Job: Repeat the data below exactly, dropping any pictures it holds.

### Available data

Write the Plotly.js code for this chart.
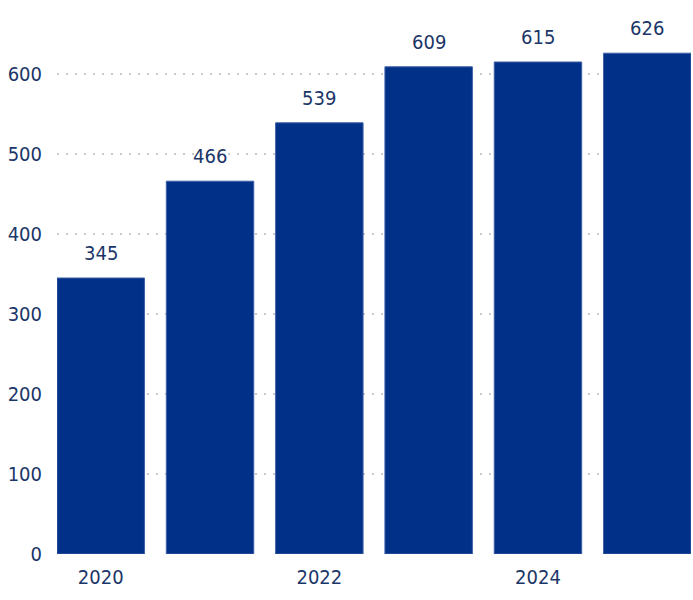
<!DOCTYPE html>
<html><head><meta charset="utf-8">
<script src="https://cdn.plot.ly/plotly-3.0.1.min.js"></script>
<style>html,body{margin:0;padding:0;background:#fff}</style>
</head><body>
<div id="chart" style="width:693px;height:600px"></div>
<script>
var years = ["2020","2021","2022","2023","2024","2025"];
var values = [345, 466, 539, 609, 615, 626];
var xTickLabels = ["2020","2022","2024"];
var yTickVals = [0,100,200,300,400,500,600];

var textColor = "#1b3668";
var fontFam = "'DejaVu Sans Condensed', 'DejaVu Sans', sans-serif";

var labels = values.map(function (v, i) {
  return {
    x: i, y: v, xref: "x", yref: "y",
    text: String(v), showarrow: false,
    xanchor: "center", yanchor: "bottom", yshift: 11,
    font: {family: fontFam, size: 20, color: textColor}
  };
});

Plotly.newPlot("chart", [{
  type: "bar",
  x: years,
  y: values,
  marker: {color: "#003087", line: {color: "#3d5fa8", width: 1}},
  hoverinfo: "skip"
}], {
  width: 693, height: 600,
  margin: {l: 57, r: 2, t: 10, b: 46},
  paper_bgcolor: "#fff", plot_bgcolor: "#fff",
  bargap: 0.2,
  showlegend: false,
  annotations: labels,
  font: {family: fontFam, size: 20, color: textColor},
  xaxis: {
    type: "category",
    range: [-0.4, 5.4],
    tickvals: xTickLabels,
    ticktext: xTickLabels,
    showgrid: false, zeroline: false, showline: false,
    ticks: "", ticklabelstandoff: 9,
    tickfont: {family: fontFam, size: 20, color: textColor}
  },
  yaxis: {
    range: [0, 680],
    tickvals: yTickVals,
    showgrid: true, gridcolor: "#c6c9cf", griddash: "2px,7px", gridwidth: 2,
    zeroline: false, showline: false,
    ticks: "", ticklabelstandoff: 14,
    tickfont: {family: fontFam, size: 20, color: textColor}
  }
}, {displayModeBar: false, staticPlot: true});
</script>
</body></html>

######

Reply to the exercise:
Write the Plotly.js code for this chart.
<!DOCTYPE html>
<html><head><meta charset="utf-8">
<script src="https://cdn.plot.ly/plotly-3.0.1.min.js"></script>
<style>html,body{margin:0;padding:0;background:#fff}</style>
</head><body>
<div id="chart" style="width:693px;height:600px"></div>
<script>
var years = ["2020","2021","2022","2023","2024","2025"];
var values = [345, 466, 539, 609, 615, 626];
var xTickLabels = ["2020","2022","2024"];
var yTickVals = [0,100,200,300,400,500,600];

var textColor = "#1b3668";
var fontFam = "'DejaVu Sans Condensed', 'DejaVu Sans', sans-serif";

var labels = values.map(function (v, i) {
  return {
    x: i, y: v, xref: "x", yref: "y",
    text: String(v), showarrow: false,
    xanchor: "center", yanchor: "bottom", yshift: 11,
    font: {family: fontFam, size: 20, color: textColor}
  };
});

Plotly.newPlot("chart", [{
  type: "bar",
  x: years,
  y: values,
  marker: {color: "#003087", line: {color: "#3d5fa8", width: 1}},
  hoverinfo: "skip"
}], {
  width: 693, height: 600,
  margin: {l: 57, r: 2, t: 10, b: 46},
  paper_bgcolor: "#fff", plot_bgcolor: "#fff",
  bargap: 0.2,
  showlegend: false,
  annotations: labels,
  font: {family: fontFam, size: 20, color: textColor},
  xaxis: {
    type: "category",
    range: [-0.4, 5.4],
    tickvals: xTickLabels,
    ticktext: xTickLabels,
    showgrid: false, zeroline: false, showline: false,
    ticks: "", ticklabelstandoff: 9,
    tickfont: {family: fontFam, size: 20, color: textColor}
  },
  yaxis: {
    range: [0, 680],
    tickvals: yTickVals,
    showgrid: true, gridcolor: "#c6c9cf", griddash: "2px,7px", gridwidth: 2,
    zeroline: false, showline: false,
    ticks: "", ticklabelstandoff: 14,
    tickfont: {family: fontFam, size: 20, color: textColor}
  }
}, {displayModeBar: false, staticPlot: true});
</script>
</body></html>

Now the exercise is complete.